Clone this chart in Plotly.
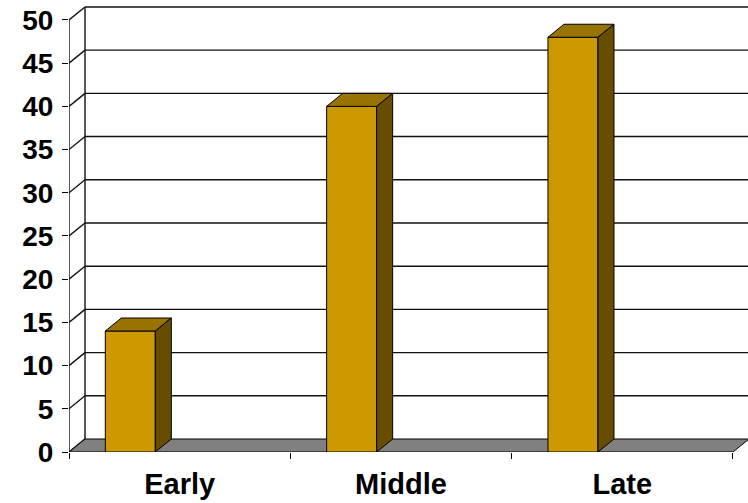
import plotly.graph_objects as go

categories = ["Early", "Middle", "Late"]
values = [14, 40, 48]
y_ticks = list(range(0, 55, 5))

# geometry (in axis units)
BAR_OFFSET = 0.164
BAR_WIDTH = 0.226
DX = 0.0723
DY = 1.505
N = len(categories)
X_MAX = 3.0678
Y_MAX = 52.31

FRONT = "#CC9900"
TOP = "#997300"
SIDE = "#664D00"
FLOOR = "#808080"
YFONT = dict(family="Liberation Sans, Arial, sans-serif", size=28, color="black", weight="bold")
XFONT = dict(family="Liberation Sans, Arial, sans-serif", size=29, color="black", weight="bold")

fig = go.Figure()

# back wall gridlines + left wall
gx, gy = [], []
for v in y_ticks[1:]:
    gx += [DX, N + DX + 0.2, None]
    gy += [v + DY, v + DY, None]
for v in y_ticks:
    gx += [0, DX, None]
    gy += [v, v + DY, None]
gx += [0, 0, None, DX, DX, None]
gy += [0, y_ticks[-1], None, DY, y_ticks[-1] + DY, None]
fig.add_trace(go.Scatter(x=gx, y=gy, mode="lines", line=dict(color="#111111", width=1.4),
                         hoverinfo="skip", xaxis="x", yaxis="y"))

# floor
fig.add_trace(go.Scatter(x=[0, N, N + DX, DX, 0], y=[0, 0, DY, DY, 0], mode="lines",
                         fill="toself", fillcolor=FLOOR, line=dict(color="black", width=1),
                         hoverinfo="skip", xaxis="x", yaxis="y"))

# bars front faces
centers = [i + BAR_OFFSET + BAR_WIDTH / 2 for i in range(N)]
fig.add_trace(go.Bar(x=centers, y=values, width=BAR_WIDTH,
                     marker=dict(color=FRONT, line=dict(color="black", width=1)),
                     hoverinfo="skip", xaxis="x2", yaxis="y2"))

tx, ty, sx, sy = [], [], [], []
for i, v in enumerate(values):
    xl = i + BAR_OFFSET
    xr = xl + BAR_WIDTH
    tx += [xl, xl + DX, xr + DX, xr, xl, None]
    ty += [v, v + DY, v + DY, v, v, None]
    sx += [xr, xr + DX, xr + DX, xr, xr, None]
    sy += [0, DY, v + DY, v, 0, None]
fig.add_trace(go.Scatter(x=tx, y=ty, mode="lines", fill="toself", fillcolor=TOP,
                         line=dict(color="black", width=1), hoverinfo="skip",
                         xaxis="x2", yaxis="y2"))
fig.add_trace(go.Scatter(x=sx, y=sy, mode="lines", fill="toself", fillcolor=SIDE,
                         line=dict(color="black", width=1), hoverinfo="skip",
                         xaxis="x2", yaxis="y2"))

fig.update_layout(
    width=748, height=503,
    margin=dict(l=69, r=0, t=0, b=51, pad=0),
    paper_bgcolor="white", plot_bgcolor="white",
    showlegend=False,
    xaxis=dict(range=[0, X_MAX], tickvals=list(range(N + 1)), ticktext=[""] * (N + 1),
               ticks="outside", ticklen=6, tickcolor="black", tickwidth=1,
               showgrid=False, zeroline=False, showline=False, fixedrange=True),
    yaxis=dict(range=[0, Y_MAX], tickvals=y_ticks, ticks="outside", ticklen=6,
               tickcolor="black", tickwidth=1, tickfont=YFONT, ticklabelstandoff=3,
               showgrid=False, zeroline=False, showline=False, fixedrange=True),
    xaxis2=dict(range=[0, X_MAX], overlaying="x", anchor="y2", side="bottom",
                tickvals=[i + 0.5 for i in range(N)], ticktext=categories,
                ticks="", tickfont=XFONT, ticklabelstandoff=12,
                showgrid=False, zeroline=False, showline=False, fixedrange=True),
    yaxis2=dict(range=[0, Y_MAX], overlaying="y", anchor="x2", showticklabels=False,
                ticks="", showgrid=False, zeroline=False, showline=False, fixedrange=True),
)

fig.write_html("out.html")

○ ○ ○ ○ ○ ○ ○

Return the material line for line, from its beginning to the line that contains "fig = go.Figure()", with the pictures left out.

EXERCISE RESULT:
Clone this chart in Plotly.
import plotly.graph_objects as go

categories = ["Early", "Middle", "Late"]
values = [14, 40, 48]
y_ticks = list(range(0, 55, 5))

# geometry (in axis units)
BAR_OFFSET = 0.164
BAR_WIDTH = 0.226
DX = 0.0723
DY = 1.505
N = len(categories)
X_MAX = 3.0678
Y_MAX = 52.31

FRONT = "#CC9900"
TOP = "#997300"
SIDE = "#664D00"
FLOOR = "#808080"
YFONT = dict(family="Liberation Sans, Arial, sans-serif", size=28, color="black", weight="bold")
XFONT = dict(family="Liberation Sans, Arial, sans-serif", size=29, color="black", weight="bold")

fig = go.Figure()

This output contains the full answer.